ALBANY—Mayor Bill de Blasio today told the State Legislature that Albany doesn’t need to seize control of struggling schools—because that’s his job.
Testifying on the state budget in Albany today, Mayor Bill de Blasio responded extensively for the first time to Gov. Andrew Cuomo’s calls for education reform, made in the governor’s State of the State Address. The mayor asked Mr. Cuomo to extend mayoral control of city schools permanently—and said it made Mr. Cuomo’s proposal for the state to take over struggling schools and school districts unnecessary.
“The fact is, mayoral control already makes clear who is responsible for struggling schools in New York City: I am,” Mr. de Blasio said. “I am fully accountable to the people of New York City, and if they do not believe I have succeeded, they will have the opportunity to not renew my contract.”
The reform agenda touted by Mr. Cuomo has put the governor at odds, not for the first time, with teachers unions—who have often been allies of Mr. de Blasio and other New York City politicians. And today, the mayor was skeptical of some of Mr. Cuomo’s proposals—which include tweaking teacher evaluations, to which unions barely agreed in the first place, to be based 50 percent on state standardized exams. Mr. Cuomo has called for the ability to boot teachers after two ineffective ratings.
Mr. de Blasio pointed to his own efforts to remove ineffective teachers, saying the city had removed 289 of them.
“It is good that the governor has addressed this important issue. But reform must be done in the right away,” Mr. de Blasio cautioned.
And it seemed he did not see eye-to-eye with the governor when it comes to relying on state exams: “Excessive reliance on high-stakes testing is troubling,” Mr. de Blasio said.
Mr. Cuomo has admitted his education reform agenda will be a tough sell amid pushback from the politically powerful unions, but provided an incentive: he promised to boost an education budget increase from a planned $377 million to $1.1 billion, but only if the reforms pass.
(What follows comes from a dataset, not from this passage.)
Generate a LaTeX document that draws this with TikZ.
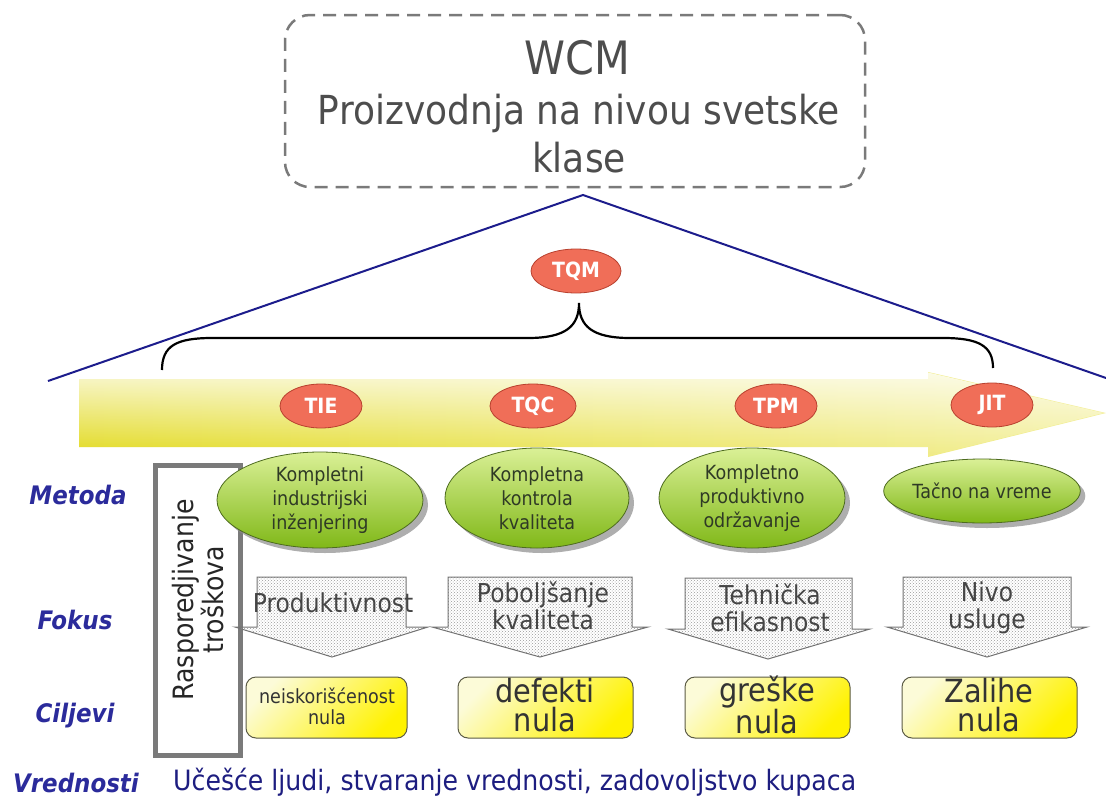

Aside from that money, Mr. de Blasio called for the state to boost the city’s share of education funds as called for by Campaign for Fiscal Equity lawsuit settlement.
“There is a shortfall this year of $2.6 billion for New York City schools. This is not just another budget priority. It is the result of an order from the New York State Court of appeals to provide ‘a sound basic education to all students,'” Mr. de Blasio said.
The mayor did not discuss one favorite education topic of Mr. Cuomo’s education reform agenda: charter schools.
Education is just one of several areas Mr. de Blasio focused on in his testimony—the mayor also called for the state legislature to end vacancy decontrol, boost funding for homelessness, and do more to fund the MTA capital plan.